On my drive into town each morning I pass a piece of land that was once a working farm. (Nearly all the land I pass was once working farmland, but this piece was quite recently a working farm.) For several years it was posted for sale, until not long ago someone bought it. This land is close enough to two towns that I knew it must be too expensive to farm, and I watched, every day on the way in to work, to see what would happen, whether it would become a hobby farm or be carved up into lots or left as “open space.”

Then a single house went up. There would be no major development here. Then the meadow was mowed again, which was not an improvement; I preferred the wildflowers to backyard-length grass. Last winter a set of paddocks appeared in the cleared area. Now I understood: this was to be a horsey farm.

Sermon for a spring afternoon

Friends, I am here today to tell you that you have sinned.

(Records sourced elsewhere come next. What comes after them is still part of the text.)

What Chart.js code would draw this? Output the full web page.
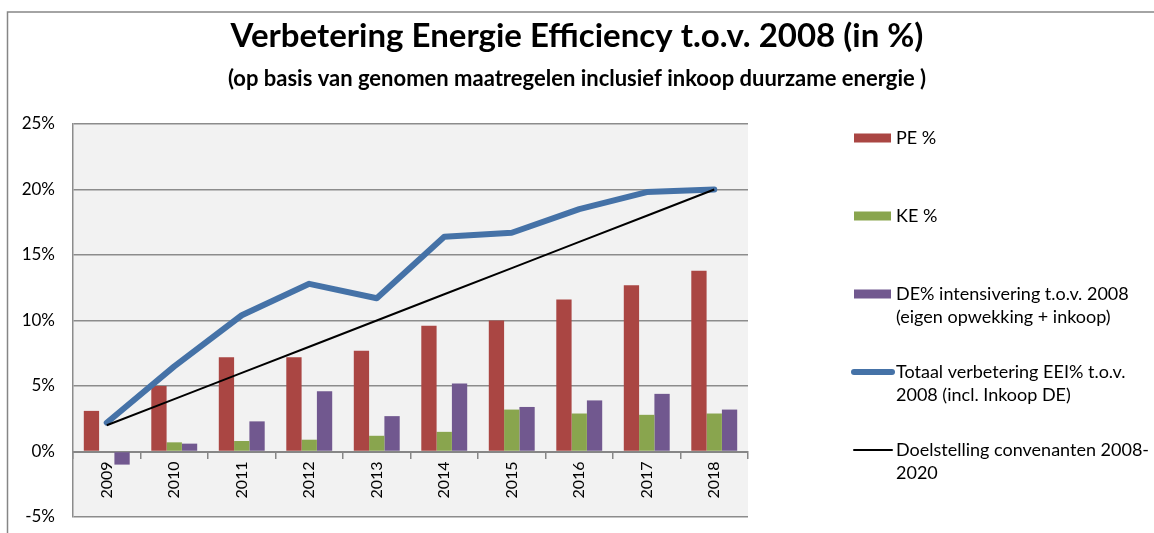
<!DOCTYPE html>
<html>
<head>
<meta charset="utf-8">
<script src="https://cdn.jsdelivr.net/npm/chart.js@4.4.0/dist/chart.umd.min.js"></script>
<style>
    body { margin: 0; background: #fff; }
    canvas { display: block; }
</style>
</head>
<body>
<canvas id="eeiChart" width="1154" height="533"></canvas>
<script>
const years = ['2009', '2010', '2011', '2012', '2013', '2014', '2015', '2016', '2017', '2018'];
const pePct = [3.1, 5.0, 7.2, 7.2, 7.7, 9.6, 10.0, 11.6, 12.7, 13.8];
const kePct = [0, 0.7, 0.8, 0.9, 1.2, 1.5, 3.2, 2.9, 2.8, 2.9];
const dePct = [-1.0, 0.6, 2.3, 4.6, 2.7, 5.2, 3.4, 3.9, 4.4, 3.2];
const totaalPct = [2.2, 6.5, 10.4, 12.8, 11.7, 16.4, 16.7, 18.5, 19.8, 20.0];
const doelPct = [2, 4, 6, 8, 10, 12, 14, 16, 18, 20];
const yTicks = [-5, 0, 5, 10, 15, 20, 25];

// legend text, split over lines like the original
const legendLines = [
    ['PE %'],
    ['KE %'],
    ['DE% intensivering t.o.v. 2008', '(eigen opwekking + inkoop)'],
    ['Totaal verbetering EEI% t.o.v.', '2008 (incl. Inkoop DE)'],
    ['Doelstelling convenanten 2008-', '2020']
];

const FONT = 'Lato, "Liberation Sans", sans-serif';

// grey plot background + outer chart border
const backgroundPlugin = {
    id: 'plotBackground',
    beforeDraw(chart) {
        const { ctx, chartArea } = chart;
        ctx.save();
        ctx.fillStyle = '#f2f2f2';
        ctx.fillRect(chartArea.left, chartArea.top, chartArea.right - chartArea.left, chartArea.bottom - chartArea.top);
        ctx.strokeStyle = '#868686';
        ctx.lineWidth = 1.5;
        ctx.beginPath();
        ctx.moveTo(7.5, chart.height);
        ctx.lineTo(7.5, 12);
        ctx.lineTo(chart.width, 12);
        ctx.stroke();
        ctx.restore();
    }
};

// legend on the right, drawn by hand because of the two-line labels
const sideLegendPlugin = {
    id: 'sideLegend',
    afterDraw(chart) {
        const ctx = chart.ctx;
        const x0 = 854;
        const textX = 896;
        let y = 138;
        ctx.save();
        ctx.font = '18px ' + FONT;
        ctx.textBaseline = 'middle';
        chart.data.datasets.forEach((ds, i) => {
            if (ds.type === 'line') {
                ctx.strokeStyle = ds.borderColor;
                ctx.lineWidth = ds.borderWidth;
                ctx.lineCap = 'round';
                ctx.beginPath();
                ctx.moveTo(x0, y);
                ctx.lineTo(x0 + 38, y);
                ctx.stroke();
            } else {
                ctx.fillStyle = ds.backgroundColor;
                ctx.fillRect(x0, y - 4.5, 37, 9);
            }
            ctx.fillStyle = '#000';
            legendLines[i].forEach((line, j) => {
                ctx.fillText(line, textX, y + j * 23);
            });
            y += 78;
        });
        ctx.restore();
    }
};

new Chart(document.getElementById('eeiChart'), {
    data: {
        labels: years,
        datasets: [
            { type: 'bar', label: 'PE %', data: pePct, backgroundColor: '#aa4643', order: 2 },
            { type: 'bar', label: 'KE %', data: kePct, backgroundColor: '#89a54e', order: 2 },
            { type: 'bar', label: 'DE% intensivering t.o.v. 2008 (eigen opwekking + inkoop)', data: dePct, backgroundColor: '#71588f', order: 2 },
            {
                type: 'line', label: 'Totaal verbetering EEI% t.o.v. 2008 (incl. Inkoop DE)', data: totaalPct,
                borderColor: '#4572a7', borderWidth: 6, pointRadius: 0, tension: 0,
                borderCapStyle: 'round', borderJoinStyle: 'round', order: 1
            },
            {
                type: 'line', label: 'Doelstelling convenanten 2008-2020', data: doelPct,
                borderColor: '#000000', borderWidth: 2, pointRadius: 0, tension: 0, order: 0
            }
        ]
    },
    options: {
        responsive: false,
        animation: false,
        devicePixelRatio: 1,
        layout: { padding: { left: 0, right: 0, top: 0, bottom: 16 } },
        datasets: {
            bar: { categoryPercentage: 0.68, barPercentage: 1 }
        },
        plugins: {
            legend: { display: false },
            tooltip: { enabled: false },
            title: {
                display: true,
                text: 'Verbetering Energie Efficiency t.o.v. 2008 (in %)',
                color: '#000',
                font: { family: FONT, size: 33, weight: 'bold' },
                padding: { top: 17, bottom: 4 }
            },
            subtitle: {
                display: true,
                text: '(op basis van genomen maatregelen inclusief inkoop duurzame energie )',
                color: '#000',
                font: { family: FONT, size: 22, weight: 'bold' },
                padding: { top: 5, bottom: 32 }
            }
        },
        scales: {
            x: {
                position: { y: 0 },
                grid: {
                    offset: true,
                    drawOnChartArea: false,
                    drawTicks: true,
                    tickLength: 6,
                    color: '#868686',
                    lineWidth: 1.5
                },
                border: { display: true, color: '#868686', width: 2 },
                ticks: {
                    minRotation: 90,
                    maxRotation: 90,
                    padding: 4,
                    color: '#000',
                    font: { family: FONT, size: 16 }
                }
            },
            y: {
                min: -5,
                max: 25,
                afterBuildTicks: (scale) => { scale.ticks = yTicks.map(v => ({ value: v })); },
                afterFit: (scale) => {
                    scale.width = 73;
                    scale.paddingTop = 0;
                    scale.paddingBottom = 0;
                },
                grid: { color: '#8c8c8c', lineWidth: 1.5, drawTicks: false },
                border: { display: true, color: '#8c8c8c', width: 1.5 },
                ticks: {
                    padding: 18,
                    color: '#000',
                    font: { family: FONT, size: 17 },
                    callback: (v) => v + '%'
                }
            },
            legendSpace: {
                position: 'right',
                display: true,
                grid: { display: false, drawTicks: false },
                border: { display: false },
                ticks: { display: false },
                afterFit: (scale) => { scale.width = 1154 - 748; }
            }
        }
    },
    plugins: [backgroundPlugin, sideLegendPlugin]
});
</script>
</body>
</html>
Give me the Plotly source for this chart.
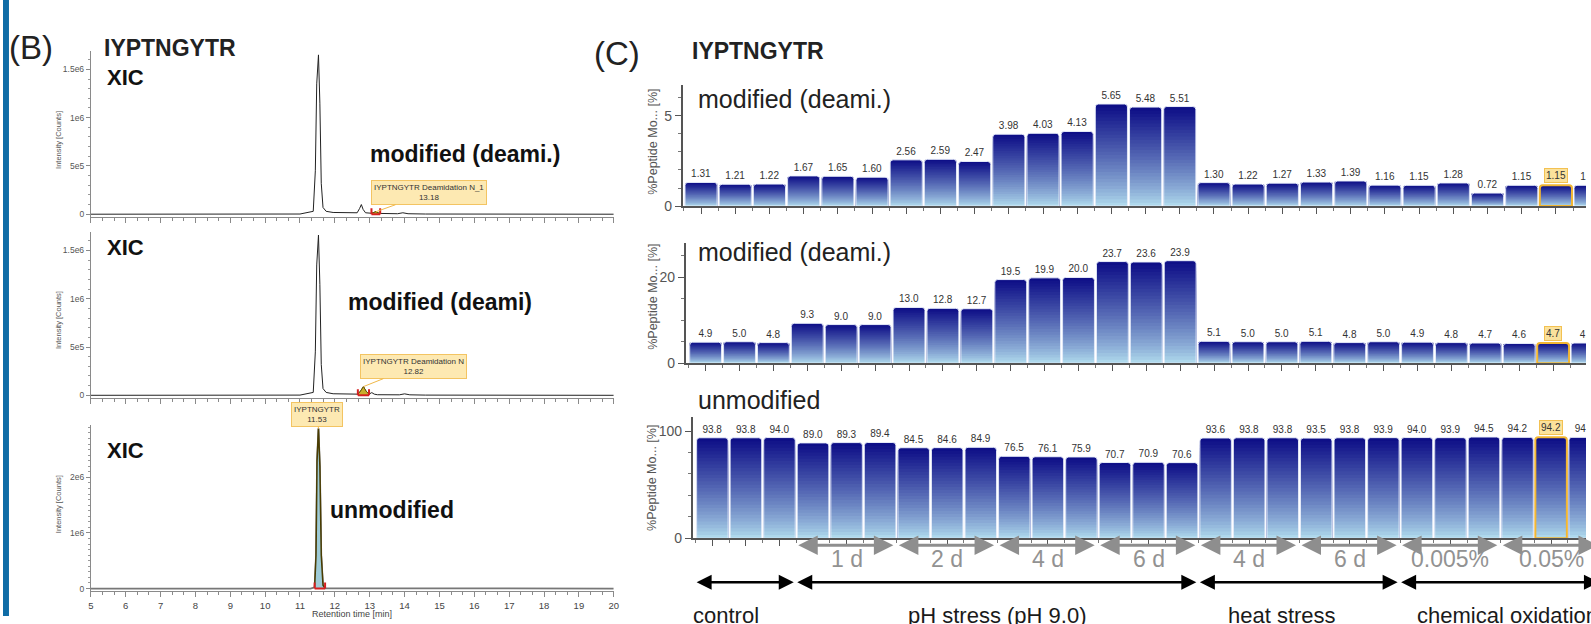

Now, I don’t pretend to know what is in each of your hearts. But you know what you have done. You have referred to rich desserts, anything called “Death by Chocolate”, as “sinful.” You have forgone the gifts of grape and grain, believing them to be the work of the Devil — as if evil had the power to create! You have believed those purveyors of misery who told you that the pleasures of the body are evil indulgences.